A few months ago, I was shooting a TV campaign for Farmview Market. I rolled out of bed, packed my gear, and drove all the way to Madison, GA—about an hour away—in time to shoot a sunrise at a dairy farm.
I got there in plenty of time, set up the shot, and started filming a time lapse. But then I ran into a problem—the sun never came up.
Well, not that I could tell, because so much fog rolled in, all I could see was solid white.
Weather Apps Don't Predict Cloud Cover
A few days later, I tried again. And this time, I checked several weather websites and weather apps, just to be sure. They were all forecasting zero percent chance of rain.
But once again, I didn't get the shot. The weather apps were all correct—it wasn't raining. But a row of clouds on the horizon was blocking any early morning color.

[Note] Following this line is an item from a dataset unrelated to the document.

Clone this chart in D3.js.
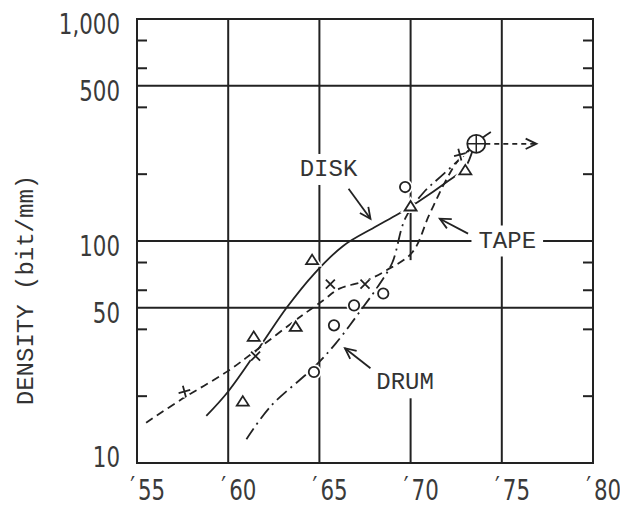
<!DOCTYPE html>
<html>
<head>
<meta charset="utf-8">
<script src="https://cdn.jsdelivr.net/npm/d3@7"></script>
<style>
  body { margin: 0; background: #fff; }
  svg { display: block; }
</style>
</head>
<body>
<div id="chart"></div>
<script>
// ---- axes ----
const xTicks = [55, 60, 65, 70, 75, 80];
const xTickLabels = ["55", "60", "65", "70", "75", "80"];
const xGrid = [60, 65, 70, 75];
const yTicks = [10, 50, 100, 500, 1000];
const yTickLabels = ["10", "50", "100", "500", "1,000"];
const yGrid = [50, 100, 500];
const yMinor = [20, 40, 60, 80, 200, 400, 600, 800];

// ---- trend curves (year, density in bit/mm) ----
const diskYears   = [58.8, 60, 61.8, 63.2, 64.7, 66.3, 68, 69.3, 70.4, 72, 73, 73.6, 74.4];
const diskDensity = [16.3, 21, 34, 50, 71, 95, 115, 132, 150, 185, 215, 274, 310];

const tapeYears   = [55.5, 57.5, 60, 61.7, 63.7, 65.2, 66.1, 67.5, 68.7, 70.1, 71.0, 71.9, 72.6, 73.6];
const tapeDensity = [15.2, 19.5, 26, 33, 44, 54, 61, 66, 74, 89, 130, 185, 230, 274];

const drumYears   = [61, 62.3, 64.7, 65.9, 67.4, 68.3, 69.0, 69.7, 70.7, 71.8, 73.6];
const drumDensity = [12.8, 17.9, 27, 34.6, 50.4, 64, 80, 126, 165, 200, 274];

// ---- plotted points ----
const triYears      = [60.8, 61.4, 63.7, 64.6, 70.0, 73.0];
const triDensity    = [18.9, 37, 41, 82, 143, 208];
const circleYears   = [64.7, 65.8, 66.9, 68.5, 69.7];
const circleDensity = [25.7, 41.7, 51.3, 58, 175];
const crossYears    = [61.5, 65.6, 67.5];
const crossDensity  = [30.3, 64, 64];
const plusYears     = [57.6, 72.7];
const plusDensity   = [21, 245];
const targetYears   = [73.6];
const targetDensity = [274];
const targetArrowTo = [76.9];

// ---- annotations ----
const labelNames       = ["DISK", "TAPE", "DRUM"];
const labelYears       = [65.5, 75.3, 69.7];
const labelDensity     = [210, 100, 23];
const arrowFromYears   = [66.6, 73.15, 67.8];
const arrowFromDensity = [172, 108, 26.7];
const arrowToYears     = [67.8, 71.6, 66.4];
const arrowToDensity   = [126, 126, 32.9];

// blank stretch of the '70 grid line
const gapYears = [70];
const gapFrom  = [19.6];
const gapTo    = [82];

const W = 620, H = 510;
const ink = "#222";
const numFont = "'DejaVu Sans Condensed', 'DejaVu Sans', sans-serif";
const monoFont = "'Liberation Mono', 'DejaVu Sans Mono', monospace";

const svg = d3.select("#chart").append("svg")
    .attr("width", W)
    .attr("height", H);

const x = d3.scaleLinear().domain([55, 80]).range([137, 593]);
const y = d3.scaleLog().domain([10, 1000]).range([463, 19]);

// vertical grid lines
svg.append("g").selectAll("line")
    .data(xGrid)
    .enter().append("line")
    .attr("x1", d => x(d)).attr("x2", d => x(d))
    .attr("y1", y(1000)).attr("y2", y(10))
    .attr("stroke", ink).attr("stroke-width", 2);

// gap in the vertical grid
gapYears.forEach((g, i) => {
    svg.append("rect")
        .attr("x", x(g) - 3).attr("width", 6)
        .attr("y", y(gapTo[i])).attr("height", y(gapFrom[i]) - y(gapTo[i]))
        .attr("fill", "#fff");
});

// horizontal grid lines
svg.append("g").selectAll("line")
    .data(yGrid)
    .enter().append("line")
    .attr("x1", x(55)).attr("x2", x(80))
    .attr("y1", d => y(d)).attr("y2", d => y(d))
    .attr("stroke", ink).attr("stroke-width", 2);

// frame
svg.append("rect")
    .attr("x", x(55)).attr("y", y(1000))
    .attr("width", x(80) - x(55)).attr("height", y(10) - y(1000))
    .attr("fill", "none").attr("stroke", ink).attr("stroke-width", 2);

// minor ticks, inside on both sides
const minor = svg.append("g").attr("stroke", ink).attr("stroke-width", 2);
yMinor.forEach(v => {
    minor.append("line").attr("x1", x(55)).attr("x2", x(55) + 10).attr("y1", y(v)).attr("y2", y(v));
    minor.append("line").attr("x1", x(80)).attr("x2", x(80) - 10).attr("y1", y(v)).attr("y2", y(v));
});

// y tick labels (narrowed)
svg.append("g").selectAll("text")
    .data(yTicks)
    .enter().append("text")
    .attr("transform", d => "translate(120," + (y(d) + (d === yTicks[0] ? -6 : 5)) + ") scale(0.82,1)")
    .attr("text-anchor", "end")
    .attr("dominant-baseline", "central")
    .style("font-family", numFont)
    .style("font-size", "29px")
    .attr("fill", "#3a3a3a")
    .text((d, i) => yTickLabels[i]);

// x tick labels ('55 ...)
const xl = svg.append("g");
xTicks.forEach((v, i) => {
    xl.append("text")
        .attr("transform", "translate(" + (x(v) - 2) + ",497) scale(0.82,1)")
        .attr("text-anchor", "end")
        .style("font-family", numFont).style("font-size", "29px")
        .attr("fill", "#3a3a3a")
        .text("\u2032");
    xl.append("text")
        .attr("transform", "translate(" + (x(v) + 1) + ",500) scale(0.82,1)")
        .style("font-family", numFont).style("font-size", "29px")
        .attr("fill", "#3a3a3a")
        .text(xTickLabels[i]);
});

// y axis title
svg.append("text")
    .attr("transform", "translate(33," + 290 + ") rotate(-90)")
    .attr("text-anchor", "middle")
    .style("font-family", monoFont)
    .style("font-size", "24px")
    .attr("fill", "#333")
    .text("DENSITY (bit/mm)");

// label knock-outs + labels
const labels = svg.append("g");
labelNames.forEach((name, i) => {
    const t = labels.append("text")
        .attr("x", x(labelYears[i])).attr("y", y(labelDensity[i]))
        .attr("text-anchor", "middle")
        .attr("dominant-baseline", "central")
        .style("font-family", monoFont)
        .style("font-size", "24px")
        .attr("fill", "#333")
        .text(name);
    const b = t.node().getBBox();
    labels.insert("rect", function () { return t.node(); })
        .attr("x", b.x - 7).attr("y", b.y - 2)
        .attr("width", b.width + 14).attr("height", b.height + 4)
        .attr("fill", "#fff");
});

// curves
const line = d3.line()
    .x(d => x(d[0]))
    .y(d => y(d[1]))
    .curve(d3.curveCatmullRom.alpha(0.5));

const curves = [
    { yrs: diskYears, val: diskDensity, dash: null },
    { yrs: tapeYears, val: tapeDensity, dash: "8,5" },
    { yrs: drumYears, val: drumDensity, dash: "13,5,2,5" }
];
const curveG = svg.insert("g", function () { return labels.node(); });
curves.forEach(c => {
    curveG.append("path")
        .datum(c.yrs.map((yr, i) => [yr, c.val[i]]))
        .attr("d", line)
        .attr("fill", "none")
        .attr("stroke", ink)
        .attr("stroke-width", 1.8)
        .attr("stroke-dasharray", c.dash);
});

// markers
const marks = svg.append("g");
const triPath = "M0,-5.5L6,4L-6,4Z";
triYears.forEach((yr, i) => {
    marks.append("path")
        .attr("d", triPath)
        .attr("transform", "translate(" + x(yr) + "," + y(triDensity[i]) + ")")
        .attr("fill", "#fff").attr("stroke", ink).attr("stroke-width", 1.8);
});
circleYears.forEach((yr, i) => {
    marks.append("circle")
        .attr("cx", x(yr)).attr("cy", y(circleDensity[i])).attr("r", 5.2)
        .attr("fill", "#fff").attr("stroke", ink).attr("stroke-width", 1.8);
});
crossYears.forEach((yr, i) => {
    marks.append("path")
        .attr("d", "M-4.5,-4.5L4.5,4.5M-4.5,4.5L4.5,-4.5")
        .attr("transform", "translate(" + x(yr) + "," + y(crossDensity[i]) + ")")
        .attr("stroke", ink).attr("stroke-width", 1.8);
});
plusYears.forEach((yr, i) => {
    marks.append("path")
        .attr("d", "M-6,0L6,0M0,-6L0,6")
        .attr("transform", "translate(" + x(yr) + "," + y(plusDensity[i]) + ") rotate(-15)")
        .attr("stroke", ink).attr("stroke-width", 1.8);
});
// white halos under markers so lines break around them
marks.selectAll("path, circle").each(function () {
    const c = d3.select(this).clone(true).lower();
    c.attr("stroke", "#fff").attr("stroke-width", 5);
});

// arrow helper
function arrow(g, x1, y1, x2, y2, dash) {
    g.append("line")
        .attr("x1", x1).attr("y1", y1).attr("x2", x2).attr("y2", y2)
        .attr("stroke", ink).attr("stroke-width", 1.8)
        .attr("stroke-dasharray", dash);
    const a = Math.atan2(y2 - y1, x2 - x1);
    const len = 12, spread = 0.45;
    const p1 = [x2 - len * Math.cos(a - spread), y2 - len * Math.sin(a - spread)];
    const p2 = [x2 - len * Math.cos(a + spread), y2 - len * Math.sin(a + spread)];
    g.append("path")
        .attr("d", "M" + p1 + "L" + x2 + "," + y2 + "L" + p2)
        .attr("fill", "none").attr("stroke", ink).attr("stroke-width", 1.8);
}

const arrows = svg.append("g");
labelNames.forEach((n, i) => {
    arrow(arrows, x(arrowFromYears[i]), y(arrowFromDensity[i]),
        x(arrowToYears[i]), y(arrowToDensity[i]), null);
});

// target point (circle with cross) and dashed arrow to the right
targetYears.forEach((yr, i) => {
    const cx = x(yr), cy = y(targetDensity[i]), r = 9;
    arrow(arrows, cx + r, cy, x(targetArrowTo[i]), cy, "5,4");
    arrows.append("circle").attr("cx", cx).attr("cy", cy).attr("r", r)
        .attr("fill", "#fff").attr("stroke", ink).attr("stroke-width", 1.8);
    arrows.append("path")
        .attr("d", "M" + (cx - r) + "," + cy + "H" + (cx + r) + "M" + cx + "," + (cy - r) + "V" + (cy + r))
        .attr("stroke", ink).attr("stroke-width", 1.5);
});
</script>
</body>
</html>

The same thing happened a few weeks later, when I was shooting an attorney video in Marietta. I met the client at the courthouse, hoping for some early morning "golden light" shots.
But there was no golden light that day. Just low-lying clouds.
There Had To Be a Better Way
At that point, I started searching online for a way to predict cloud cover, and stumbled across a website designed for astronomers—cleardarksky.com.
They use a color code system to forecast hour-by-hour observing conditions at over 5300 observatories in North America. You simply go to their website, and click on a location. There are over 100 locations listed in Georgia. They even show the locations on a map page.
On each chart, there are several rows of color squares, ranging from solid white (overcast) to dark blue (100% clear). It only forecasts about two days into the future, but that's all I really need for planning a production.
I've been using ClearDarkSky.com for a couple of months now, and so far, it's been extremely accurate. For reshooting the courthouse in Marietta, I referred to the Marietta Sky Chart. And for additional shooting in Madison, I used the Morgan County High School Sky Chart.
I wish I had discovered this site a lot sooner. It could have saved me from several reshoots.